Recently a Connecticut district court indicated that unless the parties settled the case in question, it might find that plaintiff was entitled to FMLA job protections even though she was not eligible for FMLA. Plaintiff had worked for employer/defendant for just under one year when she was advised by her doctor to have Achilles tendon surgery to address hip and knee pain. She advised HR of her intent to take FMLA once she was eligible for the surgery. An HR representative directed her to begin her leave immediately “because she was a liability” even though she was not working under any restrictions. She was also told not to worry about her FMLA being approved and that her job would be waiting for her. Based on those assertions, plaintiff scheduled and underwent surgery eight days before her one year anniversary with the company, although she had initially intended to schedule her surgery after her one year anniversary. While she was on leave the company sent her a letter that she was ineligible for FMLA leave and that they were terminating her.

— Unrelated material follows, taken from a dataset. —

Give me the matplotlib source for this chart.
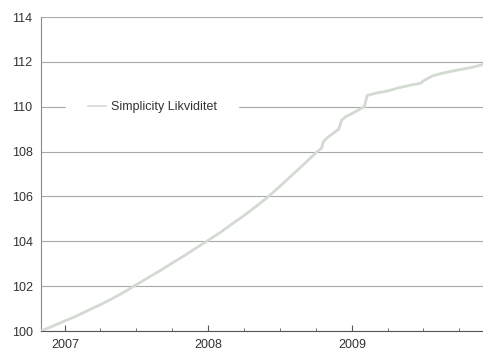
import pandas as pd
import matplotlib
matplotlib.use("Agg")
import matplotlib.pyplot as plt
import matplotlib.dates as mdates

plt.rcParams['font.family'] = ['Liberation Sans', 'DejaVu Sans']

# index values
dates = ["2006-11-01", "2006-12-01", "2007-01-01", "2007-02-01", "2007-03-01",
         "2007-04-01", "2007-05-01", "2007-06-01", "2007-07-01", "2007-08-01",
         "2007-09-01", "2007-10-01", "2007-11-01", "2007-12-01", "2008-01-01",
         "2008-02-01", "2008-03-01", "2008-04-01", "2008-05-01", "2008-06-01",
         "2008-07-01", "2008-08-01", "2008-09-01", "2008-10-01", "2008-10-15",
         "2008-10-20", "2008-11-01", "2008-11-28", "2008-12-05", "2008-12-15",
         "2009-01-01", "2009-02-01", "2009-02-08", "2009-03-01", "2009-04-01",
         "2009-05-01", "2009-06-01", "2009-06-25", "2009-07-01", "2009-07-25",
         "2009-08-25", "2009-10-01", "2009-11-01", "2009-11-30"]
values = [100.00, 100.22, 100.45, 100.68, 100.92,
          101.17, 101.44, 101.74, 102.06, 102.38,
          102.70, 103.03, 103.36, 103.70, 104.05,
          104.40, 104.77, 105.15, 105.55, 105.98,
          106.45, 106.95, 107.45, 107.95, 108.15,
          108.45, 108.65, 109.00, 109.40, 109.55,
          109.70, 110.00, 110.50, 110.60, 110.70,
          110.85, 110.97, 111.05, 111.15, 111.38,
          111.52, 111.65, 111.75, 111.88]
series_name = "Simplicity Likviditet"
y_ticks = [100, 102, 104, 106, 108, 110, 112, 114]

x = pd.to_datetime(dates)

fig = plt.figure(figsize=(4.83, 3.51), dpi=100)
ax = fig.add_axes([41 / 483, 20 / 351, 442 / 483, 314 / 351])

ax.plot(x, values, color='#d2dad2', linewidth=2.0, label=series_name, zorder=3)

ax.set_ylim(100, 114)
ax.set_yticks(y_ticks)
ax.set_xlim(pd.Timestamp("2006-11-01"), pd.Timestamp("2009-11-30"))

ax.xaxis.set_major_locator(mdates.YearLocator())
ax.xaxis.set_major_formatter(mdates.DateFormatter('%Y'))
ax.xaxis.set_minor_locator(mdates.MonthLocator(bymonth=[1, 4, 7, 10]))

ax.grid(axis='y', color='#a8a8a8', linewidth=0.8)
ax.set_axisbelow(True)

for s in ['right', 'top']:
    ax.spines[s].set_visible(False)
ax.spines['left'].set_color('#8a8a8a')
ax.spines['bottom'].set_color('#555555')

ax.tick_params(axis='y', length=0, pad=6, labelsize=9, labelcolor='#333333')
ax.tick_params(axis='x', which='major', direction='in', length=4, color='#555555',
               pad=6, labelsize=9, labelcolor='#333333')
ax.tick_params(axis='x', which='minor', direction='in', length=2, color='#555555')

leg = ax.legend(loc='center left', bbox_to_anchor=(0.057, 0.713), fontsize=9,
                handlelength=1.4, handletextpad=0.4, borderpad=1.75,
                borderaxespad=0, frameon=True, fancybox=False, framealpha=1.0,
                edgecolor='white', facecolor='white')
for line in leg.get_lines():
    line.set_linewidth(1.2)
for t in leg.get_texts():
    t.set_color('#333333')

fig.savefig("out.png", dpi=100)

Plaintiff sued, claiming that she was denied her FMLA rights. The company sought dismissal of the suit on the basis that plaintiff was not entitled to the protections of FMLA because she had not worked there for at least one year. The court, in urging settlement of the case, noted the inherent unfairness in allowing the company to represent to her that she would be entitled to FMLA and then deny her coverage.
The lessons for employers are twofold. One is to ensure that anyone reviewing requests for leave or communicating with employees about FMLA should be well trained in the eligibility requirements. The other lesson is that those employers who are not otherwise covered by FMLA but who have an FMLA or similar type policy may want to remove or revise that policy because they could be conferring rights on employees to which they were otherwise not entitled.